Intérêt commun – Contexte commercial : Initialement, l’application du secret professionnel entre avocat et client aux parties ayant un « intérêt commun » avait lieu seulement dans le contexte d’un litige. Il a depuis été étendu au Canada de manière à s’appliquer à certaines opérations commerciales [TRADUCTION] « au sein du groupe de sociétés ».20 La logique sous-tendant [TRADUCTION] l’« exception fondée sur un intérêt commun » dans un litige concerne la promotion du bon fonctionnement du système contradictoire. Dans le contexte d’opérations commerciales, le fondement philosophique est différent : l’intérêt commun des parties à la réalisation efficace d’une opération financière est reconnu comme constituant un avantage pour elles ainsi que pour l’économie et la société dans son ensemble.
La simple existence d’une opération commerciale ne suffit toutefois pas à mettre à l’abri toutes les communications entre client et avocat. Dans certains cas, les circonstances indiquent qu’il y a effectivement eu perte du secret professionnel ou renonciation à celui ci. Par exemple, dans une fusion ou autre opération commerciale où il y a une opposition manifeste entre les intérêts des parties, on ne peut guère justifier un échange d’information au nom d’un intérêt commun supérieur. Par ailleurs, les tribunaux ont conclu que dans de nombreuses opérations commerciales, les parties veulent négocier à la lumière d’une compréhension commune de la position juridique de chacun et que l’attente, explicite ou implicite, veut que les opinions contribuent à la réalisation de l’opération et, en ce sens, bénéficient à toutes les parties.21
Pour que l’« exception fondée sur un intérêt commun soit d’application et étende à un tiers le privilège du secret professionnel, l’intention des parties échangeant de l’information doit être manifestement volontaire, et l’échange doit se faire dans l’optique d’un avantage commun ».22
Une entente signée entre les parties et énonçant leur intérêt commercial commun et leur intention de protéger leurs communications privilégiées qu’elles partagent pourrait servir à procurer une preuve importante de ces intentions.
L’exception du « privilège de l’"intérêt commun" » est-elle la même aux États Unis qu’au Canada? : Aux États Unis, l’« exception de l’intérêt commun » au secret professionnel entre avocat et client s’applique seulement dans les cas de litige. Dans la décision rendue par la Cour d’appel du troisième circuit dans l’affaire In re Teleglobe Communications Corp.23 ,la cour a conclu que le privilège de l’intérêt commun s’applique [TRADUCTION] « lorsque des clients ayant des avocats distincts partagent des renseignements par ailleurs privilégiés afin de coordonner leurs activités juridiques » dans le contexte d’un litige24 Cela est conforme à l’alinéa 502(b)(3) de la Uniform Rule of Evidence des États Unis, qui nécessite une action en cours avant qu’on puisse faire valoir la défense de l’intérêt commun contre la renonciation au privilège.25
Comme on l’a vu précédemment, les tribunaux canadiens ont appliqué l’« exception de l’intérêt commun » à certaines opérations commerciales.
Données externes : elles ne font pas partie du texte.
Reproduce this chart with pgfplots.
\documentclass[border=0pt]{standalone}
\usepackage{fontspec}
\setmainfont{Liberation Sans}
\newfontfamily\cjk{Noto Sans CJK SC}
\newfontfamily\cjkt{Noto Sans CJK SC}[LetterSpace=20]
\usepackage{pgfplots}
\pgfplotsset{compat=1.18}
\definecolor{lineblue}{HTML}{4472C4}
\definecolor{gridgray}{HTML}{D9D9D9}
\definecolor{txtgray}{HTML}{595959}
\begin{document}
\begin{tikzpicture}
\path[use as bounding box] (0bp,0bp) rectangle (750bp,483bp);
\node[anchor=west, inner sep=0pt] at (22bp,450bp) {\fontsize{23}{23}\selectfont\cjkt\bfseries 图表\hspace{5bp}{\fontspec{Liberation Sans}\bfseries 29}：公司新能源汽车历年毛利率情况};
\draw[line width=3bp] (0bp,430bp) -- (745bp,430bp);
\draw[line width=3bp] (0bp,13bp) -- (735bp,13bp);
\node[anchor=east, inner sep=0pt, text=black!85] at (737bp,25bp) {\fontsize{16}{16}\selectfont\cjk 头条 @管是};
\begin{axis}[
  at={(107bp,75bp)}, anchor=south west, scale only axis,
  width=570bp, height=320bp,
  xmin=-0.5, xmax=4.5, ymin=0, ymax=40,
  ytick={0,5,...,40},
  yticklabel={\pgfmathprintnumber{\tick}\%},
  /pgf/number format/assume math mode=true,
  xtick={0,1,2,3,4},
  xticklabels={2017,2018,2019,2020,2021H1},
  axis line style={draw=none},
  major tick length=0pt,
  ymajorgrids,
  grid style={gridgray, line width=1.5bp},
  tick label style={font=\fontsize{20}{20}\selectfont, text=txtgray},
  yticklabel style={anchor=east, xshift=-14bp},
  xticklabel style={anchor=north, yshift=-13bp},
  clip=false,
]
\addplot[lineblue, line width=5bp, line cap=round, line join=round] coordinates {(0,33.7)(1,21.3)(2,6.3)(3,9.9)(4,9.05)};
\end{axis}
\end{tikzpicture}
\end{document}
Un tribunal canadien était prêt à appliquer le privilège de l’intérêt commun dans le contexte d’une opération commerciale transfrontalière. Dans la décision rendue en 2002 par la Cour suprême de la Colombie Britannique, Fraser Milner Casgrain LLP c. Minister of National Revenue26 la cour a appliqué l’exception de l’intérêt commun aux communications entre les parties au Canada et aux États Unis, expliquant que [TRADUCTION] « c’est l’intérêt commun des parties dans la réalisation de l’opération qui constitue l’élément qui donne naissance au privilège. La préservation de la confidentialité en constitue la justification »27 La nature transfrontalière de ces communications n’a pas eu d’effet sur la décision de la cour.
Le « mandat conjoint » : Le privilège conjoint est reconnu au Canada et aux États Unis et fait référence au cas où un avocat représente plusieurs clients dans une affaire.
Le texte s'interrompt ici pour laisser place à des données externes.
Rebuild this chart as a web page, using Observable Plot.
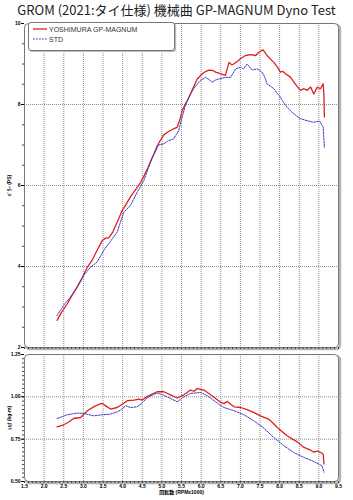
<!DOCTYPE html>
<html><head><meta charset="utf-8">
<script src="https://cdn.jsdelivr.net/npm/d3@7"></script>
<script src="https://cdn.jsdelivr.net/npm/@observablehq/plot@0.6"></script>
<style>
body{margin:0;background:#fff;}
#wrap{position:relative;width:353px;height:500px;overflow:hidden;font-family:"Liberation Sans","Noto Sans CJK JP",sans-serif;}
#title{position:absolute;left:0;top:1px;width:353px;text-align:center;font-family:"Noto Sans CJK JP","Noto Sans",sans-serif;font-size:13px;line-height:18px;color:#222;white-space:nowrap;}
#topc{position:absolute;left:0;top:20px;}
#botc{position:absolute;left:0;top:352px;}
#legend{position:absolute;left:28px;top:22px;width:145px;height:27px;border:1px solid #777;border-radius:3px;background:#fff;box-shadow:1px 1px 0 #bbb;font-size:7px;color:#333;}
.row{position:absolute;left:4px;display:flex;align-items:center;height:8px;}
.row span{margin-left:2px;}
</style></head>
<body><div id="wrap">
<div id="title">GROM (2021:タイ仕様) 機械曲 GP-MAGNUM Dyno Test</div>
<div id="topc"></div><div id="botc"></div>
<div id="legend"></div>
</div>
<script>
// ---- data ----
const seriesNames = ["YOSHIMURA GP-MAGNUM", "STD"];
const seriesColors = ["#e01e1e", "#3a3acc"];

const redRpm = [2.33,2.45,2.59,2.72,2.84,2.97,3.10,3.22,3.35,3.48,3.57,3.65,3.75,3.86,3.99,4.12,4.22,4.33,4.46,4.55,4.65,4.75,4.84,4.92,5.05,5.15,5.30,5.39,5.45,5.52,5.60,5.69,5.77,5.90,6.03,6.12,6.20,6.30,6.37,6.49,6.62,6.71,6.78,6.83,6.92,7.00,7.13,7.26,7.39,7.47,7.58,7.68,7.77,7.85,7.94,8.02,8.08,8.15,8.28,8.36,8.45,8.53,8.62,8.70,8.79,8.87,8.96,9.04,9.11,9.13,9.14];
const redPower = [2.67,2.88,3.08,3.30,3.49,3.72,3.98,4.15,4.40,4.64,4.70,4.71,4.85,5.09,5.38,5.59,5.75,5.90,6.08,6.25,6.45,6.68,6.86,7.05,7.25,7.32,7.40,7.44,7.60,7.85,8.02,8.18,8.35,8.63,8.76,8.82,8.85,8.84,8.80,8.76,8.72,9.04,8.98,9.00,9.06,9.13,9.21,9.23,9.21,9.29,9.35,9.21,9.12,9.04,8.93,8.80,8.82,8.76,8.67,8.56,8.44,8.35,8.39,8.35,8.43,8.26,8.43,8.39,8.51,8.20,7.69];

const stdRpm = [2.33,2.50,2.67,2.84,3.01,3.18,3.35,3.52,3.69,3.86,4.03,4.20,4.37,4.54,4.70,4.88,5.05,5.15,5.30,5.43,5.52,5.60,5.70,5.81,5.90,5.98,6.11,6.20,6.28,6.36,6.45,6.62,6.75,6.88,7.00,7.08,7.17,7.30,7.43,7.55,7.62,7.68,7.77,7.85,8.02,8.10,8.19,8.36,8.53,8.70,8.87,9.02,9.11,9.14];
const stdPower = [2.79,3.05,3.24,3.49,3.78,3.98,4.11,4.40,4.62,4.85,5.34,5.51,5.83,6.12,6.55,6.99,7.03,7.10,7.15,7.36,7.70,7.98,8.20,8.39,8.50,8.59,8.67,8.62,8.55,8.60,8.63,8.67,8.67,8.88,8.92,8.88,9.00,8.85,8.88,8.80,8.68,8.51,8.45,8.39,8.18,8.05,7.93,7.77,7.65,7.60,7.56,7.59,7.44,6.94];

const redTqRpm = [2.33,2.50,2.62,2.75,2.93,3.10,3.26,3.40,3.48,3.58,3.69,3.86,4.00,4.12,4.29,4.41,4.50,4.60,4.71,4.88,5.05,5.22,5.39,5.56,5.73,5.82,5.90,6.07,6.24,6.37,6.50,6.58,6.67,6.76,6.84,7.01,7.17,7.34,7.51,7.72,7.83,7.94,8.06,8.19,8.32,8.45,8.62,8.79,8.87,8.96,9.08,9.11,9.13];
const redTorque = [0.823,0.835,0.850,0.872,0.878,0.918,0.941,0.955,0.961,0.945,0.928,0.937,0.958,0.977,0.981,0.987,0.981,0.998,1.012,1.030,1.030,1.012,0.993,1.012,1.040,1.033,1.049,1.040,1.012,0.990,0.967,0.960,0.973,0.955,0.941,0.937,0.924,0.908,0.888,0.868,0.845,0.819,0.795,0.770,0.752,0.734,0.701,0.685,0.673,0.680,0.668,0.660,0.603];

const stdTqRpm = [2.33,2.59,2.84,3.01,3.13,3.26,3.48,3.69,3.85,3.95,4.08,4.20,4.37,4.50,4.62,4.75,4.88,5.05,5.22,5.39,5.56,5.73,5.99,6.16,6.33,6.45,6.58,6.84,7.09,7.34,7.60,7.85,8.11,8.36,8.62,8.87,9.08,9.13];
const stdTorque = [0.872,0.894,0.904,0.902,0.895,0.888,0.894,0.898,0.910,0.922,0.947,0.937,0.941,0.965,0.993,1.010,1.022,1.010,0.990,0.971,1.000,1.020,1.026,1.006,0.977,0.957,0.937,0.918,0.894,0.859,0.815,0.760,0.711,0.671,0.642,0.618,0.593,0.555];

// ticks / grid
const xTickLabels = [1.5,2.0,2.5,3.0,3.5,4.0,4.5,5.0,5.5,6.0,6.5,7.0,7.5,8.0,8.5,9.0,9.5];
const xGrid = [2.0,2.5,3.0,3.5,4.0,4.5,5.0,5.5,6.0,6.5,7.0,7.5,8.0,8.5,9.0];
const powerTicks = [2,4,6,8,10];
const powerGrid = [4,6,8];
const torqueTicks = [0.50,0.75,1.00,1.25];
const torqueGrid = [0.75,1.00];
const xMinorStep = 0.1, powerMinorStep = 0.5, torqueMinorStep = 0.025;
const powerLabel = "ﾊﾟﾜｰ (PS)";
const torqueLabel = "ﾄﾙｸ (kg-m)";
const rpmLabel = "回転数 (RPMx1000)";

const xMinor = d3.range(1.5, 9.5001, xMinorStep);
const powerMinor = d3.range(2, 10.001, powerMinorStep);
const torqueMinor = d3.range(0.5, 1.2501, torqueMinorStep);

const redP = redRpm.map((x,i)=>({x, y: redPower[i]}));
const stdP = stdRpm.map((x,i)=>({x, y: stdPower[i]}));
const redT = redTqRpm.map((x,i)=>({x, y: redTorque[i]}));
const stdT = stdTqRpm.map((x,i)=>({x, y: stdTorque[i]}));

const gridStyle = {stroke: "#8c8c8c", strokeWidth: 1, strokeDasharray: "1,1"};
const style = {fontFamily: "'Liberation Sans', 'Noto Sans CJK JP', sans-serif", fontSize: "5px", fontWeight: "bold", background: "transparent", overflow: "visible"};

function panel({height, mt, mb, yDomain, yTicks, yMinor, yGrid, yLabel, series, showX}) {
  return Plot.plot({
    width: 353, height, marginLeft: 24, marginRight: 15, marginTop: mt, marginBottom: mb,
    x: {domain: [1.5, 9.5]}, y: {domain: yDomain},
    style,
    marks: [
      Plot.frame({stroke: "#b5b5b5", strokeWidth: 2.5, dx: 1.5, dy: 1.5, rx: 4}),
      Plot.frame({fill: "white", stroke: "none", rx: 4}),
      Plot.ruleX(xGrid, gridStyle),
      Plot.ruleY(yGrid, gridStyle),
      Plot.axisY(yMinor, {tickSize: 2, text: null, label: null, stroke: "#444"}),
      Plot.axisY(yTicks, {tickSize: 3, tickPadding: 1, label: yLabel, labelAnchor: "center", labelOffset: 17, labelArrow: "none", tickFormat: yDomain[1] > 5 ? (d => d) : (d => d.toFixed(2))}),
      Plot.axisX(xMinor, {tickSize: 2, text: null, label: null, stroke: "#333"}),
      showX ? Plot.axisX(xTickLabels, {tickSize: 0, tickPadding: 3, tickFormat: d => d.toFixed(1), label: rpmLabel, labelAnchor: "center", labelOffset: 12, labelArrow: "none"}) : null,
      Plot.line(series[0], {x: "x", y: "y", stroke: seriesColors[0], strokeWidth: 1.3}),
      Plot.line(series[1], {x: "x", y: "y", stroke: seriesColors[1], strokeWidth: 1, strokeDasharray: "1.8,1.2"}),
      Plot.frame({stroke: "#555", strokeWidth: 0.8, rx: 4})
    ]
  });
}

document.getElementById("topc").append(panel({height: 332, mt: 3, mb: 5, yDomain: [2,10], yTicks: powerTicks, yMinor: powerMinor, yGrid: powerGrid, yLabel: powerLabel, series: [redP, stdP], showX: false}));
document.getElementById("botc").append(panel({height: 148, mt: 2, mb: 19, yDomain: [0.5,1.25], yTicks: torqueTicks, yMinor: torqueMinor, yGrid: torqueGrid, yLabel: torqueLabel, series: [redT, stdT], showX: true}));

// legend
const lg = document.getElementById("legend");
seriesNames.forEach((name, i) => {
  const row = document.createElement("div");
  row.className = "row";
  row.style.top = (6 + i*10 - 4) + "px";
  row.innerHTML = `<svg width="14" height="4"><line x1="0" x2="14" y1="2" y2="2" stroke="${seriesColors[i]}" stroke-width="${i===0?1.3:1}" ${i===1?'stroke-dasharray="1.8,1.2"':''}/></svg><span>${name}</span>`;
  lg.append(row);
});
</script>
</body></html>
Dans la réalisation d’opérations transfrontalières, il faudrait clairement indiquer les communications privilégiées et celles ci ne devraient être transmises que par l’intermédiaire d’un avocat dont les services ont été retenus conjointement par les parties afin d’obtenir la protection du « privilège conjoint ».
La divulgation qui ne s’inscrit pas dans un mandat conjoint constitue une renonciation au secret professionnel entre avocat et client aux États Unis, de sorte qu’il faut prendre soin de transmettre les communications par des voies protégées.